Richard without the piano. A fish without water. A planet without a sun.

“How did he seem about it?”

“His spirits were good. He was happy to see us all. But you could tell he was trying really hard to be positive, like he was performing.”

They continue walking in silence, and soon the silence fills with sound—the muffled steps of their sneakers on the dirt path, softened by a bed of brown pine needles and then the crunching of dry, brown-paper-bag oak leaves; Elise sniffling; the huffing of their exhales.

“Does Grace know?” asks Elise.

“Not unless someone else told her. I would know if she knew. No, honestly, I wasn’t even a hundred percent sure he had it until this very conversation.”

Grace. She’s in the middle of midterms. It would be cruel to break this news to her right now. She might get distracted and fail her exams. And why hasn’t Richard told her? Of course he hasn’t told her.

“Maybe I should go see him again,” says Karina.

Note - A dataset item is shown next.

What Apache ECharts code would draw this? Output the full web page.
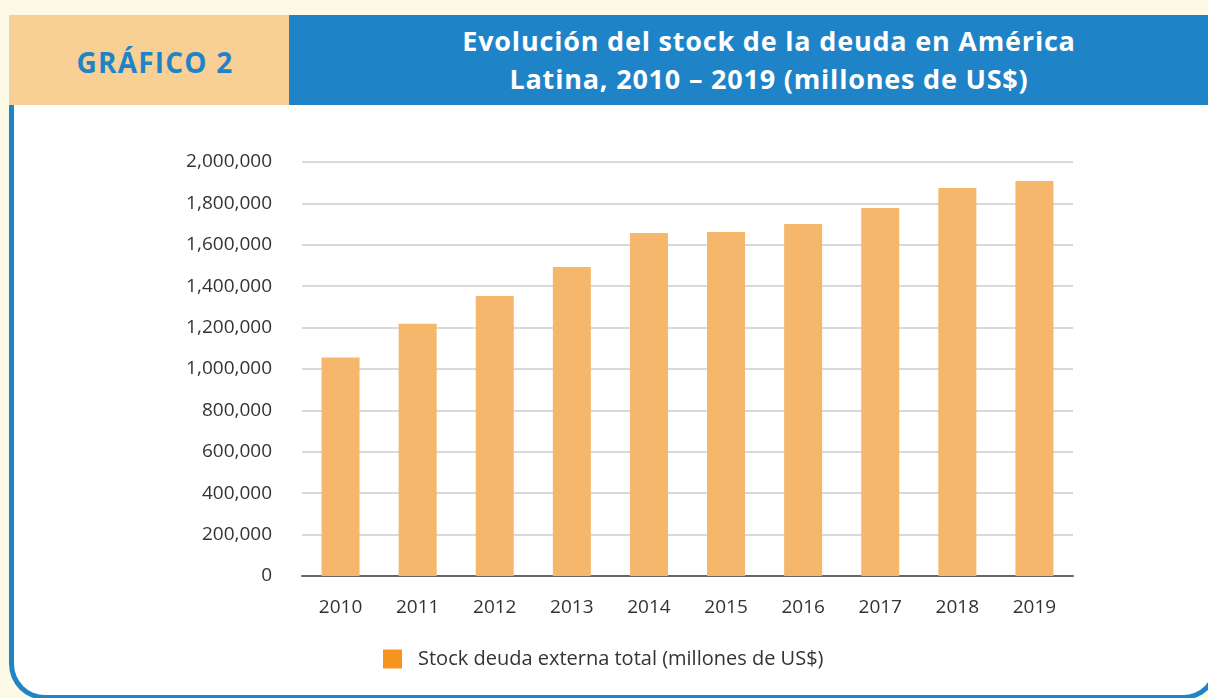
<!DOCTYPE html>
<html>
<head>
<meta charset="utf-8">
<script src="https://cdn.jsdelivr.net/npm/echarts@6/dist/echarts.min.js"></script>
<style>
  html, body { margin: 0; padding: 0; width: 1208px; height: 698px; overflow: hidden; background: #FDF9E7; }
  #panel { position: absolute; left: 9px; top: 105px; width: 1200px; height: 590px; background: #fff;
           border: 5px solid #1F84C7; border-top: none; border-radius: 0 0 36px 36px; }
  #tag { position: absolute; left: 9px; top: 15px; width: 280px; height: 90px; background: #F8CF95; }
  #tagtext { position: absolute; left: 15px; top: 42px; width: 280px; text-align: center;
         color: #1F84C7; font-family: "Open Sans", sans-serif; font-weight: 700; font-size: 28px;
         letter-spacing: 1.2px; line-height: 40px; }
  #head { position: absolute; left: 289px; top: 15px; width: 919px; height: 90px; background: #1F84C7; }
  #title { position: absolute; left: 289px; top: 22px; width: 960px; text-align: center; color: #fff;
           font-family: "Open Sans", sans-serif; font-weight: 700; font-size: 27px; line-height: 38px;
           letter-spacing: 0.8px; }
  #chart { position: absolute; left: 0; top: 0; width: 1208px; height: 698px; }
</style>
</head>
<body>
<div id="panel"></div>
<div id="tag"></div>
<div id="tagtext">GRÁFICO 2</div>
<div id="head"></div>
<div id="title">Evolución del stock de la deuda en América<br>Latina, 2010 – 2019 (millones de US$)</div>
<div id="chart"></div>
<script>
const years = ['2010','2011','2012','2013','2014','2015','2016','2017','2018','2019'];
const stock = [1055000, 1218000, 1353000, 1493000, 1657000, 1662000, 1700000, 1778000, 1874000, 1908000];
const seriesName = 'Stock deuda externa total (millones de US$)';
const yTicks = { min: 0, max: 2000000, interval: 200000 };

const chart = echarts.init(document.getElementById('chart'), null, { renderer: 'canvas' });
chart.setOption({
  backgroundColor: 'transparent',
  animation: false,
  textStyle: { fontFamily: 'Open Sans, sans-serif' },
  grid: { left: 302, right: 135, top: 162, bottom: 122, containLabel: false },
  legend: {
    left: 383, top: 649, padding: 0,
    itemWidth: 19, itemHeight: 19, itemGap: 10,
    textStyle: { fontSize: 20, color: '#333', padding: [0, 0, 0, 11] },
    data: [{ name: seriesName, icon: 'rect', itemStyle: { color: '#F7941D' } }]
  },
  xAxis: {
    type: 'category',
    data: years,
    axisLine: { lineStyle: { color: '#666', width: 2 } },
    axisTick: { show: false },
    axisLabel: { fontSize: 19, color: '#333', margin: 22 }
  },
  yAxis: {
    type: 'value',
    min: yTicks.min, max: yTicks.max, interval: yTicks.interval,
    axisLine: { show: false },
    axisTick: { show: false },
    splitLine: { lineStyle: { color: '#ccc', width: 1.5 } },
    axisLabel: {
      fontSize: 19, color: '#333', margin: 30,
      formatter: v => v.toLocaleString('en-US')
    }
  },
  series: [{
    name: seriesName,
    type: 'bar',
    data: stock,
    barWidth: 38,
    itemStyle: { color: '#F5B76B' }
  }]
});
</script>
</body>
</html>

“That’s your Catholic guilt talking.”

“No.”

“Remember what happened last time.”

“I know.”

“Seeing him is not good for you.”

Richard always seemed invincible to Karina, as if he could conquer anything, and he did. He was an unstoppable force that awed and intimidated her and, at times when she was most vulnerable, trampled her. Now he’s the vulnerable one, and she can’t help but wonder what it would feel like to sit at the other end of the table.

“Yeah, but—”

“What are you hoping for? Tuesdays with Morrie?”

“I don’t know.”

“He’s still Richard, honey.”

“Believe me, I know who he is.”

“Just don’t get hurt.”

“I won’t,” Karina says, her voice utterly void of conviction.